2. In modification to earlier Instructions/Circulars, this Instruction vests the Chief Commissioners of Income-tax (CCsIT) with powers for acceptance/rejection of applications/claims under section 119(2)(b) for condonation of delay in filing return involving refund claims above Rs. 10,00,000 and up to Rs. 50,00,000. It also vests the Commissioners of Income-tax (CsIT) with powers of acceptance/rejection of applications/claims under section 119(2)(b) for condonation of delay in filing return involving refund claims up to Rs. 10,00,000.

3. The applications/claims under section 119(2)(b) for condonation of delay involving refund claims exceeding Rs. 50,00,000 would continue to be processed by Central Board of Direct Taxes, both for acceptance and rejection.

4. No fresh application for claim of refund will be entertained beyond six years from the end of the assessment year for which the application/claim is made.

5. The powers of acceptance/rejection within the monetary limits delegated to the CCsIT/CsIT would be subject to the following conditions:

          (a)  The refund has arisen as a result of excess tax deducted/collected at source and payments of advance tax under the provisions of Chapters XVII-B, XVII-BB and XVII-C respectively and the amount of refund does not exceed Rs. 50,00,000 in respect of CCsIT and  Rs. 10,00,000 in respect of CsIT for any one assessment year;

          (b)  The income of the assessee is not assessable in the hands of any other person under any of the provisions of the Act; and

          (c)  No interest will be admissible on the belated refund claims.

6. At the time of considering the case under the provisions of section 119(2)(b), it should be ensured that the income declared and refund claimed are correct and genuine and also that the case is of genuine hardship on merits.

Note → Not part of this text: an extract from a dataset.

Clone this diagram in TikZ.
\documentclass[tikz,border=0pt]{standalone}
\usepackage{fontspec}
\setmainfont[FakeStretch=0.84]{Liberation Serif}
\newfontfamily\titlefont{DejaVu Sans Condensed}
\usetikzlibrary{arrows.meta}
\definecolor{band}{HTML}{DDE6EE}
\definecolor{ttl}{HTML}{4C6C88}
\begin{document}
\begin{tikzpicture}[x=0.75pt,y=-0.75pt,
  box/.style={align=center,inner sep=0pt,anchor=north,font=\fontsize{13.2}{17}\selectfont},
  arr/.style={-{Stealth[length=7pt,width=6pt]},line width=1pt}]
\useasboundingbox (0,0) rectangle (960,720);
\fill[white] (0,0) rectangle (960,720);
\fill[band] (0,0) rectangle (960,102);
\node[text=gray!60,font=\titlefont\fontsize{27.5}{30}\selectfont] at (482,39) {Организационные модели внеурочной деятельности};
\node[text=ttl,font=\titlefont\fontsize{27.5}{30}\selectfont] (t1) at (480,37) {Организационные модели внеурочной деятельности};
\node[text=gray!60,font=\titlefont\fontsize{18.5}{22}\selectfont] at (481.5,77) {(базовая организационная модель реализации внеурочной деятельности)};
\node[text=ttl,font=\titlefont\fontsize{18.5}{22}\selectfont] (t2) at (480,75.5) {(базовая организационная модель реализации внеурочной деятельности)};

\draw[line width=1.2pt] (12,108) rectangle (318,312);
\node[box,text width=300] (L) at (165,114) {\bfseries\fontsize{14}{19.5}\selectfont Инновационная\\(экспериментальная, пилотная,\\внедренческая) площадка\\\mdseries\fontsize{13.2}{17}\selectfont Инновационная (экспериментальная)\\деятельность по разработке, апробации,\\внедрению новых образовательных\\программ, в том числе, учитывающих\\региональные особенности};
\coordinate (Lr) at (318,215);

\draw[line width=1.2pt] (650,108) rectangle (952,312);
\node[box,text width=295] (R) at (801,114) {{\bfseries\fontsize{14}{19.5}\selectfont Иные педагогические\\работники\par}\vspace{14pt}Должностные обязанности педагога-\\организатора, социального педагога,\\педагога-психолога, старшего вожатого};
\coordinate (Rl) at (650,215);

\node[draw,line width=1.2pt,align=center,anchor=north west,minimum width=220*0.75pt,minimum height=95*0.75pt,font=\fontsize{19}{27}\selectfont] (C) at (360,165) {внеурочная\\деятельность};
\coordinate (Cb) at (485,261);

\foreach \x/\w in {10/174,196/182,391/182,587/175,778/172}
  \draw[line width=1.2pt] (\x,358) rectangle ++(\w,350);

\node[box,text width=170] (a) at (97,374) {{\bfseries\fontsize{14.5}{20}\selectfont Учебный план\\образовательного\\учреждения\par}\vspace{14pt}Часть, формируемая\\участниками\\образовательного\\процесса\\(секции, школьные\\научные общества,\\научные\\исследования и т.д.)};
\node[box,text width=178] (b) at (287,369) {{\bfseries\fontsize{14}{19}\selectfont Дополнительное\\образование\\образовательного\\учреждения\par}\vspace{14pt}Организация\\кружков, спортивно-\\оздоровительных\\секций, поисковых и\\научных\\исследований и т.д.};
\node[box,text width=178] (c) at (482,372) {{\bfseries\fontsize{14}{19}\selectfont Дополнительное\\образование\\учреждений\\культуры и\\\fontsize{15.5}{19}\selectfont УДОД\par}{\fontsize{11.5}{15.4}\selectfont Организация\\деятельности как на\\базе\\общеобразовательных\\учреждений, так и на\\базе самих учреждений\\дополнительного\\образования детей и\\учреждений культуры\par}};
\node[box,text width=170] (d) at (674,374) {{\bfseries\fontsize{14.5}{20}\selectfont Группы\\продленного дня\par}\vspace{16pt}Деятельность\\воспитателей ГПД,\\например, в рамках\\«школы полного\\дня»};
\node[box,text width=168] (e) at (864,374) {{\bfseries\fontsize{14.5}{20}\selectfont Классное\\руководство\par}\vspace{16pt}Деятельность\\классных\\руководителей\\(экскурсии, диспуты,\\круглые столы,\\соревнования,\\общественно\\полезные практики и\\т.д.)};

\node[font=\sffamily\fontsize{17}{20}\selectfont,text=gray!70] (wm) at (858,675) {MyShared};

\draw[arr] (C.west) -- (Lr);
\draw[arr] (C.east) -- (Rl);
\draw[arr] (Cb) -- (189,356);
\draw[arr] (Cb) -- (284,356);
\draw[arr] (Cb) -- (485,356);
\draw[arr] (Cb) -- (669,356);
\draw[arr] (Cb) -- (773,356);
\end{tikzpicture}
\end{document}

7. The CCsIT/CsIT are empowered to direct the Assessing Officer to make necessary enquiries or scrutinize the case in accordance with provisions of the Income-tax Act to ascertain the correctness of the claim.

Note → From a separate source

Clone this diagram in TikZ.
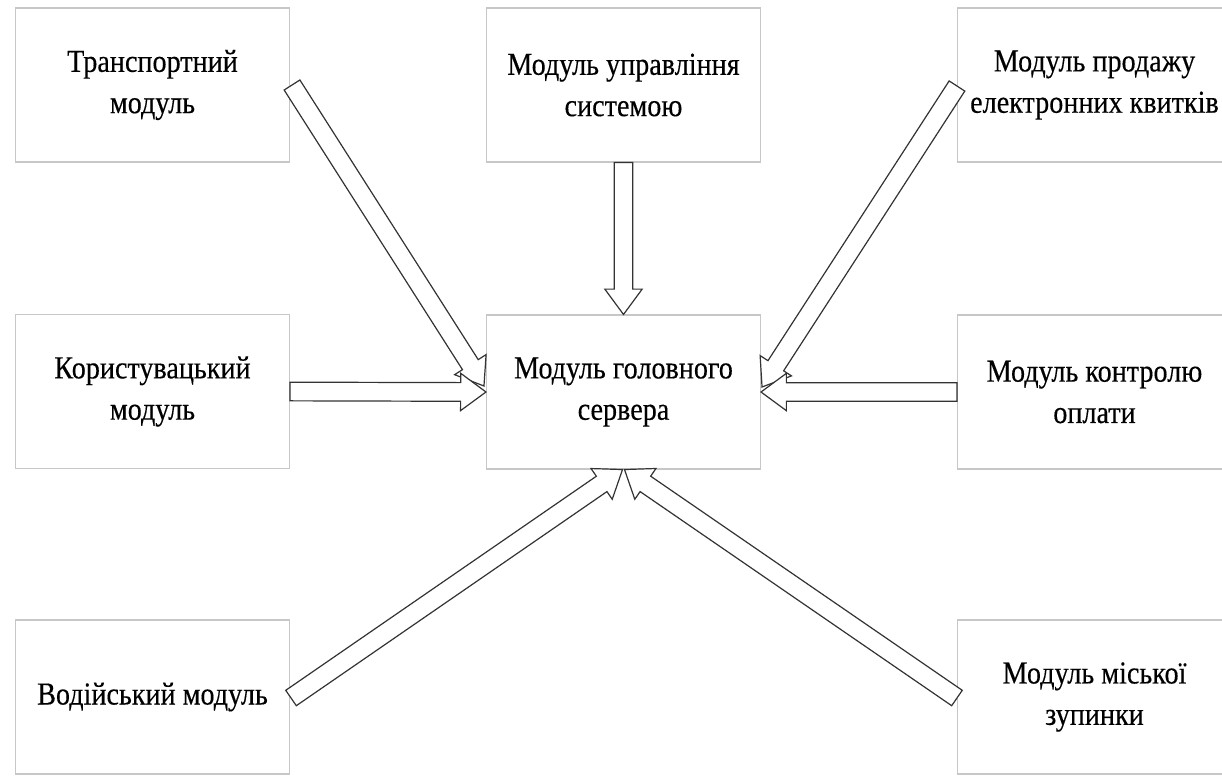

8. This instruction will also cover those applications/claims for condonation of delay under section 119(2)(b) which are pending as on the date of issue of this instruction.

7

Press release, dated 3-11-2006

CBDT tightens procedure for issue of refunds

The Income-tax Department have taken action against persons involved in the recent refund scam in Delhi. The scam itself was detected by the efforts of an officer of the Department, who alerted the bank and the accused persons were detained by the bank and later arrested by the police. The accused have been further remanded on judicial custody. The matter is under investigation by the police and also by the Income-tax Department.

The Central Board of Direct Taxes (CBDT) have taken several steps from time to time to prevent fraudulent encashment of refunds. The possibility of issue of refunds through a refund banker is also being worked out. A pilot project in this regard is being launched to test its viability.

The steps recently taken to prevent fraudulent encashment of refunds, apart from guidelines issued from time to time, include

           u  Introduction of issue of refunds directly to the bank account of the taxpayer through the Electronic Clearance Scheme (ECS). This scheme was implemented in 13 cities in 2004, and has been further extended to 12 cities in 2006.

           u  Mandatory quoting of bank account details on the refund vouchers with effect from 1-1-2006.

           u  Cross-verification of high value refunds by the clearing bank from the issuing officer in the Income-tax Department.

Although every effort is being made by the department to prevent frauds relating to refunds, the taxpaying public is also expected to co-operate with the department. Many returns are still received without bank account details or with incomplete details. Taxpayers must quote their bank account details correctly in their tax returns so that they get their refunds quickly and safely.